§ **What needs to be done**: The material below should be written out in full and exactly; pictures stay out of the copy.

§ **Provided data**:
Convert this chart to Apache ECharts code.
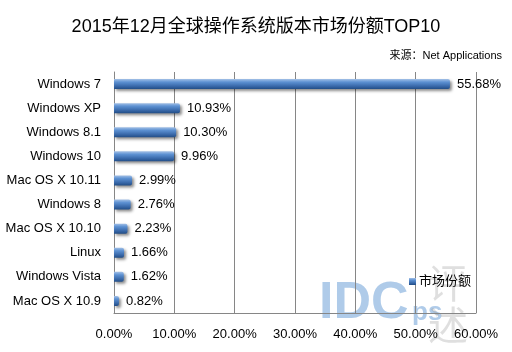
<!DOCTYPE html>
<html>
<head>
<meta charset="utf-8">
<script src="https://cdn.jsdelivr.net/npm/echarts@6/dist/echarts.min.js"></script>
<style>
  html, body { margin: 0; padding: 0; background: #fff; }
  #chart { width: 512px; height: 352px; }
</style>
</head>
<body>
<div id="chart"></div>
<script>
// categories from top to bottom
const systems = ['Windows 7', 'Windows XP', 'Windows 8.1', 'Windows 10', 'Mac OS X 10.11',
  'Windows 8', 'Mac OS X 10.10', 'Linux', 'Windows Vista', 'Mac OS X 10.9'];
const shares = [55.68, 10.93, 10.30, 9.96, 2.99, 2.76, 2.23, 1.66, 1.62, 0.82];
const seriesName = '市场份额';

const chart = echarts.init(document.getElementById('chart'));
const font = 'Arial, "Liberation Sans", "Noto Sans CJK SC", sans-serif';

const barColor = new echarts.graphic.LinearGradient(0, 0, 0, 1, [
  { offset: 0, color: '#a3c0e6' },
  { offset: 0.3, color: '#5d91d2' },
  { offset: 0.7, color: '#3a6aab' },
  { offset: 1, color: '#224d86' }
]);

chart.setOption({
  animation: false,
  textStyle: { fontFamily: font },
  title: [{
    text: '2015年12月全球操作系统版本市场份额TOP10',
    left: 'center', top: 13,
    textStyle: { fontSize: 18, fontWeight: 'normal', color: '#000', fontFamily: font }
  }, {
    text: '来源：Net Applications',
    right: 5, top: 45,
    textStyle: { fontSize: 11, fontWeight: 'normal', color: '#000', fontFamily: font }
  }],
  legend: {
    left: 404, top: 270,
    itemWidth: 7, itemHeight: 7, itemGap: 3,
    icon: 'rect',
    textStyle: { fontSize: 13, color: '#000', padding: [0, 0, 0, -2] },
    data: [seriesName]
  },
  grid: { left: 114, right: 36, top: 72, bottom: 39 },
  xAxis: {
    type: 'value', min: 0, max: 60, interval: 10,
    axisLine: { show: true, lineStyle: { color: '#868686' } },
    axisTick: { show: false },
    splitLine: { lineStyle: { color: '#868686' } },
    axisLabel: {
      color: '#000', fontSize: 13, margin: 15,
      formatter: v => v.toFixed(2) + '%'
    }
  },
  yAxis: {
    type: 'category', inverse: true, data: systems,
    axisLine: { show: true, lineStyle: { color: '#868686' } },
    axisTick: { show: false },
    axisLabel: { color: '#000', fontSize: 13, margin: 13 }
  },
  series: [{
    name: seriesName,
    type: 'bar',
    data: shares,
    barWidth: 10,
    itemStyle: {
      color: barColor,
      borderRadius: [0, 2, 2, 0],
      shadowColor: 'rgba(0,0,0,0.45)',
      shadowBlur: 3,
      shadowOffsetX: 2,
      shadowOffsetY: 2
    },
    label: {
      show: true, position: 'right', distance: 7,
      color: '#000', fontSize: 13,
      formatter: p => p.value.toFixed(2) + '%'
    }
  }],
  graphic: [{
    type: 'text', left: 319, top: 278, silent: true, z: 0,
    style: { text: 'IDC', font: 'bold 52px Arial, sans-serif', fill: 'rgba(110,160,215,0.55)' }
  }, {
    type: 'text', left: 412, top: 300, silent: true, z: 0,
    style: { text: 'ps', font: 'bold 26px Arial, sans-serif', fill: 'rgba(110,160,215,0.55)' }
  }, {
    type: 'text', left: 428, top: 262, silent: true, z: 0,
    style: { text: '评\n述', font: '40px "Noto Sans CJK SC", sans-serif', lineHeight: 42, fill: 'rgba(150,150,150,0.3)' }
  }]
});
</script>
</body>
</html>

§ **Complete answer**:
Convert this chart to Apache ECharts code.
<!DOCTYPE html>
<html>
<head>
<meta charset="utf-8">
<script src="https://cdn.jsdelivr.net/npm/echarts@6/dist/echarts.min.js"></script>
<style>
  html, body { margin: 0; padding: 0; background: #fff; }
  #chart { width: 512px; height: 352px; }
</style>
</head>
<body>
<div id="chart"></div>
<script>
// categories from top to bottom
const systems = ['Windows 7', 'Windows XP', 'Windows 8.1', 'Windows 10', 'Mac OS X 10.11',
  'Windows 8', 'Mac OS X 10.10', 'Linux', 'Windows Vista', 'Mac OS X 10.9'];
const shares = [55.68, 10.93, 10.30, 9.96, 2.99, 2.76, 2.23, 1.66, 1.62, 0.82];
const seriesName = '市场份额';

const chart = echarts.init(document.getElementById('chart'));
const font = 'Arial, "Liberation Sans", "Noto Sans CJK SC", sans-serif';

const barColor = new echarts.graphic.LinearGradient(0, 0, 0, 1, [
  { offset: 0, color: '#a3c0e6' },
  { offset: 0.3, color: '#5d91d2' },
  { offset: 0.7, color: '#3a6aab' },
  { offset: 1, color: '#224d86' }
]);

chart.setOption({
  animation: false,
  textStyle: { fontFamily: font },
  title: [{
    text: '2015年12月全球操作系统版本市场份额TOP10',
    left: 'center', top: 13,
    textStyle: { fontSize: 18, fontWeight: 'normal', color: '#000', fontFamily: font }
  }, {
    text: '来源：Net Applications',
    right: 5, top: 45,
    textStyle: { fontSize: 11, fontWeight: 'normal', color: '#000', fontFamily: font }
  }],
  legend: {
    left: 404, top: 270,
    itemWidth: 7, itemHeight: 7, itemGap: 3,
    icon: 'rect',
    textStyle: { fontSize: 13, color: '#000', padding: [0, 0, 0, -2] },
    data: [seriesName]
  },
  grid: { left: 114, right: 36, top: 72, bottom: 39 },
  xAxis: {
    type: 'value', min: 0, max: 60, interval: 10,
    axisLine: { show: true, lineStyle: { color: '#868686' } },
    axisTick: { show: false },
    splitLine: { lineStyle: { color: '#868686' } },
    axisLabel: {
      color: '#000', fontSize: 13, margin: 15,
      formatter: v => v.toFixed(2) + '%'
    }
  },
  yAxis: {
    type: 'category', inverse: true, data: systems,
    axisLine: { show: true, lineStyle: { color: '#868686' } },
    axisTick: { show: false },
    axisLabel: { color: '#000', fontSize: 13, margin: 13 }
  },
  series: [{
    name: seriesName,
    type: 'bar',
    data: shares,
    barWidth: 10,
    itemStyle: {
      color: barColor,
      borderRadius: [0, 2, 2, 0],
      shadowColor: 'rgba(0,0,0,0.45)',
      shadowBlur: 3,
      shadowOffsetX: 2,
      shadowOffsetY: 2
    },
    label: {
      show: true, position: 'right', distance: 7,
      color: '#000', fontSize: 13,
      formatter: p => p.value.toFixed(2) + '%'
    }
  }],
  graphic: [{
    type: 'text', left: 319, top: 278, silent: true, z: 0,
    style: { text: 'IDC', font: 'bold 52px Arial, sans-serif', fill: 'rgba(110,160,215,0.55)' }
  }, {
    type: 'text', left: 412, top: 300, silent: true, z: 0,
    style: { text: 'ps', font: 'bold 26px Arial, sans-serif', fill: 'rgba(110,160,215,0.55)' }
  }, {
    type: 'text', left: 428, top: 262, silent: true, z: 0,
    style: { text: '评\n述', font: '40px "Noto Sans CJK SC", sans-serif', lineHeight: 42, fill: 'rgba(150,150,150,0.3)' }
  }]
});
</script>
</body>
</html>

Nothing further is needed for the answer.